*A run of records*
________________

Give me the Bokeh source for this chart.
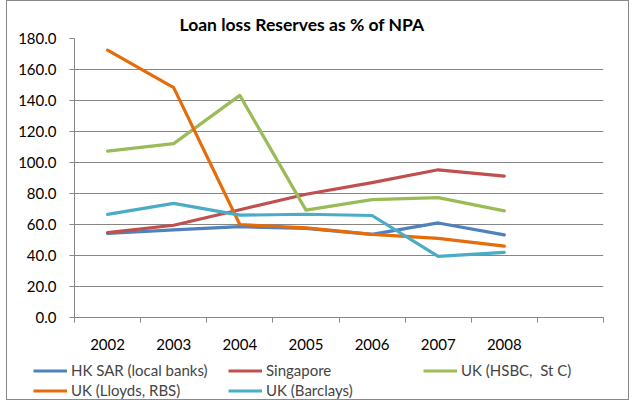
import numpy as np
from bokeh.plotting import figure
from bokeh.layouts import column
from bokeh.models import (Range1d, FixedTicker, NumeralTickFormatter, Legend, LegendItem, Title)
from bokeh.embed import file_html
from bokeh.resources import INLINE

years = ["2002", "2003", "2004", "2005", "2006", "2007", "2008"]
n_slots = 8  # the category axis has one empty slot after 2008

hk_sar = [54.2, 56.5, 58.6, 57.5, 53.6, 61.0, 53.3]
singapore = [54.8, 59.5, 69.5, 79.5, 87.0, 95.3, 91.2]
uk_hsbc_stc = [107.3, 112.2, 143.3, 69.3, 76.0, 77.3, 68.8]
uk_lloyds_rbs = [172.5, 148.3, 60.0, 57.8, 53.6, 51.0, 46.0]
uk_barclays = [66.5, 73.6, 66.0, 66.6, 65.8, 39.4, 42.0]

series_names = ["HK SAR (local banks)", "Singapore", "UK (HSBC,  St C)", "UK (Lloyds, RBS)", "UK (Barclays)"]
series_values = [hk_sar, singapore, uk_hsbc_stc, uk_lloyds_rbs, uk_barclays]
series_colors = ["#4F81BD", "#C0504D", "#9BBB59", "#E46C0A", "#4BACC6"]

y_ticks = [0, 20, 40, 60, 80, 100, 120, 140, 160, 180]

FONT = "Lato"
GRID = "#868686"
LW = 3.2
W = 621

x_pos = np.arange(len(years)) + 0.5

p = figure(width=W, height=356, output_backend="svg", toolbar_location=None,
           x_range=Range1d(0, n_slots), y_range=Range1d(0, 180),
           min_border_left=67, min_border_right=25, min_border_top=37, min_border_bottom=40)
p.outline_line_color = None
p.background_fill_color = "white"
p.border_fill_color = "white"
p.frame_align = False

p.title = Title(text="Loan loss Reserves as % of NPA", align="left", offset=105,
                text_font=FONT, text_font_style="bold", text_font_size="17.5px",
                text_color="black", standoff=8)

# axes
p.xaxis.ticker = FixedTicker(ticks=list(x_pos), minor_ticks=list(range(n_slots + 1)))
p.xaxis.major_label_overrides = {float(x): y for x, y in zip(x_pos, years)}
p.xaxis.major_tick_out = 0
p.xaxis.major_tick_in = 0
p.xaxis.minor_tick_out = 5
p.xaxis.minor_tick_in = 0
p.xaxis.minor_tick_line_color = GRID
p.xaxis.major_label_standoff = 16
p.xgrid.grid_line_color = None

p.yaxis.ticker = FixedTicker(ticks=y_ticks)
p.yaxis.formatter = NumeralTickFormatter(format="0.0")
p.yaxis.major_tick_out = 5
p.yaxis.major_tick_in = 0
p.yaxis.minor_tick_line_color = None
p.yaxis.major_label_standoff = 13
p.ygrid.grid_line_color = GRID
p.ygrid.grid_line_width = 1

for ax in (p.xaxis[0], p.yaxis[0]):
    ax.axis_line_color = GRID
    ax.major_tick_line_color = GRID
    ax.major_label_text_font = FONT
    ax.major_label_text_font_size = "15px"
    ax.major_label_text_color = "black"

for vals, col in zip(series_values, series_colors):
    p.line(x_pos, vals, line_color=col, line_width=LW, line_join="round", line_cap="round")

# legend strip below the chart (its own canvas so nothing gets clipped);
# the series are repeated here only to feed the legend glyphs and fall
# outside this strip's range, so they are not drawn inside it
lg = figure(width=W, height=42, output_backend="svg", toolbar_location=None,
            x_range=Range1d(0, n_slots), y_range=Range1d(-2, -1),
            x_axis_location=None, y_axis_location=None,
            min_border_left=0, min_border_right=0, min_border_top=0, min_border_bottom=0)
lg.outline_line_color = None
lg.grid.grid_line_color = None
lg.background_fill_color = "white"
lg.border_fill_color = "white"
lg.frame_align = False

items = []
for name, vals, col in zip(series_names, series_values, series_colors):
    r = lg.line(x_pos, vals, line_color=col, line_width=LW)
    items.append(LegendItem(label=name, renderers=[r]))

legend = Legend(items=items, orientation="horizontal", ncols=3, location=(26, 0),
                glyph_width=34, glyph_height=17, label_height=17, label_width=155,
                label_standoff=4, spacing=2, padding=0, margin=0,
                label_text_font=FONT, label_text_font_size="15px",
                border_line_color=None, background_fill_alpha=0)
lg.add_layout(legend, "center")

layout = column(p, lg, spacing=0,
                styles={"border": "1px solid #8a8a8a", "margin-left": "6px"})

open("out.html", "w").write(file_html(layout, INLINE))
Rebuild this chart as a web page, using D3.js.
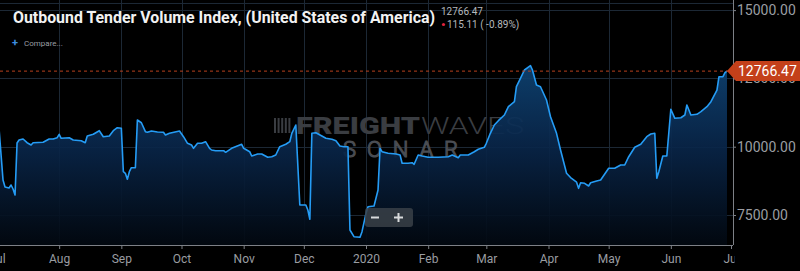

________________

*Goal*
Extract all the data above exactly, excluding every picture.

*Output*
Give me the Bokeh source for this chart.
import numpy as np
from bokeh.plotting import figure
from bokeh.layouts import column
from bokeh.models import (Range1d, FixedTicker, NumeralTickFormatter, Legend, LegendItem, Title)
from bokeh.embed import file_html
from bokeh.resources import INLINE

years = ["2002", "2003", "2004", "2005", "2006", "2007", "2008"]
n_slots = 8  # the category axis has one empty slot after 2008

hk_sar = [54.2, 56.5, 58.6, 57.5, 53.6, 61.0, 53.3]
singapore = [54.8, 59.5, 69.5, 79.5, 87.0, 95.3, 91.2]
uk_hsbc_stc = [107.3, 112.2, 143.3, 69.3, 76.0, 77.3, 68.8]
uk_lloyds_rbs = [172.5, 148.3, 60.0, 57.8, 53.6, 51.0, 46.0]
uk_barclays = [66.5, 73.6, 66.0, 66.6, 65.8, 39.4, 42.0]

series_names = ["HK SAR (local banks)", "Singapore", "UK (HSBC,  St C)", "UK (Lloyds, RBS)", "UK (Barclays)"]
series_values = [hk_sar, singapore, uk_hsbc_stc, uk_lloyds_rbs, uk_barclays]
series_colors = ["#4F81BD", "#C0504D", "#9BBB59", "#E46C0A", "#4BACC6"]

y_ticks = [0, 20, 40, 60, 80, 100, 120, 140, 160, 180]

FONT = "Lato"
GRID = "#868686"
LW = 3.2
W = 621

x_pos = np.arange(len(years)) + 0.5

p = figure(width=W, height=356, output_backend="svg", toolbar_location=None,
           x_range=Range1d(0, n_slots), y_range=Range1d(0, 180),
           min_border_left=67, min_border_right=25, min_border_top=37, min_border_bottom=40)
p.outline_line_color = None
p.background_fill_color = "white"
p.border_fill_color = "white"
p.frame_align = False

p.title = Title(text="Loan loss Reserves as % of NPA", align="left", offset=105,
                text_font=FONT, text_font_style="bold", text_font_size="17.5px",
                text_color="black", standoff=8)

# axes
p.xaxis.ticker = FixedTicker(ticks=list(x_pos), minor_ticks=list(range(n_slots + 1)))
p.xaxis.major_label_overrides = {float(x): y for x, y in zip(x_pos, years)}
p.xaxis.major_tick_out = 0
p.xaxis.major_tick_in = 0
p.xaxis.minor_tick_out = 5
p.xaxis.minor_tick_in = 0
p.xaxis.minor_tick_line_color = GRID
p.xaxis.major_label_standoff = 16
p.xgrid.grid_line_color = None

p.yaxis.ticker = FixedTicker(ticks=y_ticks)
p.yaxis.formatter = NumeralTickFormatter(format="0.0")
p.yaxis.major_tick_out = 5
p.yaxis.major_tick_in = 0
p.yaxis.minor_tick_line_color = None
p.yaxis.major_label_standoff = 13
p.ygrid.grid_line_color = GRID
p.ygrid.grid_line_width = 1

for ax in (p.xaxis[0], p.yaxis[0]):
    ax.axis_line_color = GRID
    ax.major_tick_line_color = GRID
    ax.major_label_text_font = FONT
    ax.major_label_text_font_size = "15px"
    ax.major_label_text_color = "black"

for vals, col in zip(series_values, series_colors):
    p.line(x_pos, vals, line_color=col, line_width=LW, line_join="round", line_cap="round")

# legend strip below the chart (its own canvas so nothing gets clipped);
# the series are repeated here only to feed the legend glyphs and fall
# outside this strip's range, so they are not drawn inside it
lg = figure(width=W, height=42, output_backend="svg", toolbar_location=None,
            x_range=Range1d(0, n_slots), y_range=Range1d(-2, -1),
            x_axis_location=None, y_axis_location=None,
            min_border_left=0, min_border_right=0, min_border_top=0, min_border_bottom=0)
lg.outline_line_color = None
lg.grid.grid_line_color = None
lg.background_fill_color = "white"
lg.border_fill_color = "white"
lg.frame_align = False

items = []
for name, vals, col in zip(series_names, series_values, series_colors):
    r = lg.line(x_pos, vals, line_color=col, line_width=LW)
    items.append(LegendItem(label=name, renderers=[r]))

legend = Legend(items=items, orientation="horizontal", ncols=3, location=(26, 0),
                glyph_width=34, glyph_height=17, label_height=17, label_width=155,
                label_standoff=4, spacing=2, padding=0, margin=0,
                label_text_font=FONT, label_text_font_size="15px",
                border_line_color=None, background_fill_alpha=0)
lg.add_layout(legend, "center")

layout = column(p, lg, spacing=0,
                styles={"border": "1px solid #8a8a8a", "margin-left": "6px"})

open("out.html", "w").write(file_html(layout, INLINE))
Rebuild this chart as a web page, using D3.js.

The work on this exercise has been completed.